The next post will return to these ideas. They help us design YSH and the systems we build with it.

Appendix

Review of Awk and Make After 6 Years

I mentioned awk and make above, so here are comments about my experiments with them.

To summarize:

2023-11 Update: 2 More Use Cases, Giving 16

We're deep in the middle of YSH language design, so here are two more use cases.

Docker-like layers. We use more than 10 Docker images in our Soil continuous build (and Red Hat's podman runtime, for diversity). It would be nice to have more control over layer sharing, which would result in faster image transfer, reduced disk usage, and possibly faster incremental builds.

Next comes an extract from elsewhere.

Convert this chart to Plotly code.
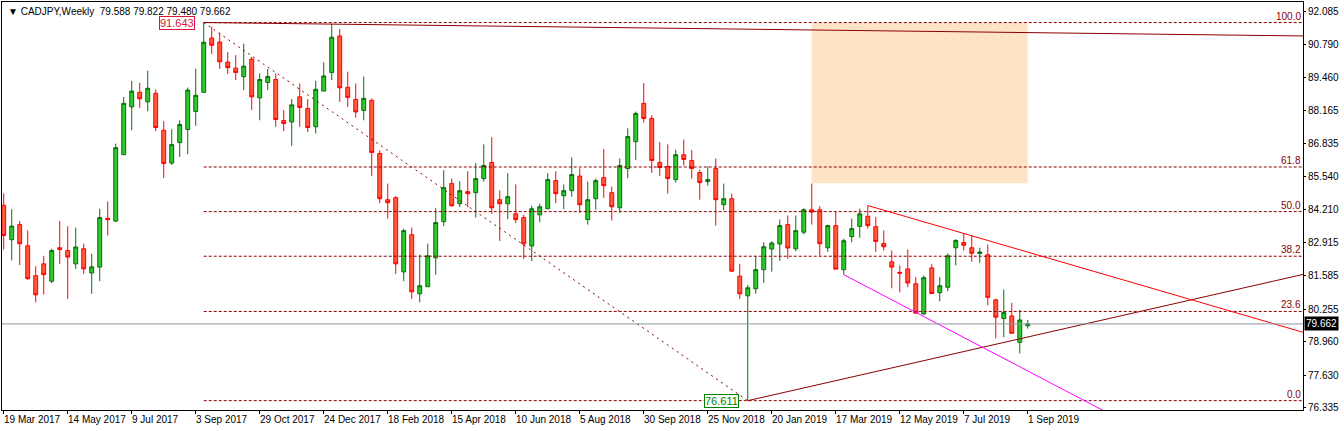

Copying Docker images is expensive for us.

Image oilshell/soil-app-tests {

  FROM oilshell/soil-common

  COPY deps/from-apt.sh /home/uke/tmp/deps/from-apt.sh

  Layer apt {
    mount var-cache-apt {
      type = 'cache'
      target = '/var/cache/apt'
      sharing = 'locked'
    }

    mount var-lib-apt {
      type = 'cache'
      target = '/var/lib/apt'
      sharing = 'locked'
    }

    proc run {
      deps/from-apt.sh layer-locales
      deps/from-apt.sh app-tests
    }
  }

  USER uke

  # ... more layers

}

(adapted from our own deps/Dockerfile.app-tests).

This isn't just a cosmetic change -- we can also use procs to factor code and share layers.

Exterior Schemas vs. Interior Types.

Schemas, type definitions, and IDLs (interface description languages) are common in distributed systems. Our Ruby-like block syntax is flexible enough to support them:

Type Person {
  field name (Str, id=1)
  field age (Int, id=2)
}

Evolution of exterior schemas is a huge design issue. It probably makes sense to have multiple type systems — to be "meta" with respect to types.

YSH is intended to "meet you where you are", e.g. with shell and JSON, rather than forcing new technology and constraints onto your systems.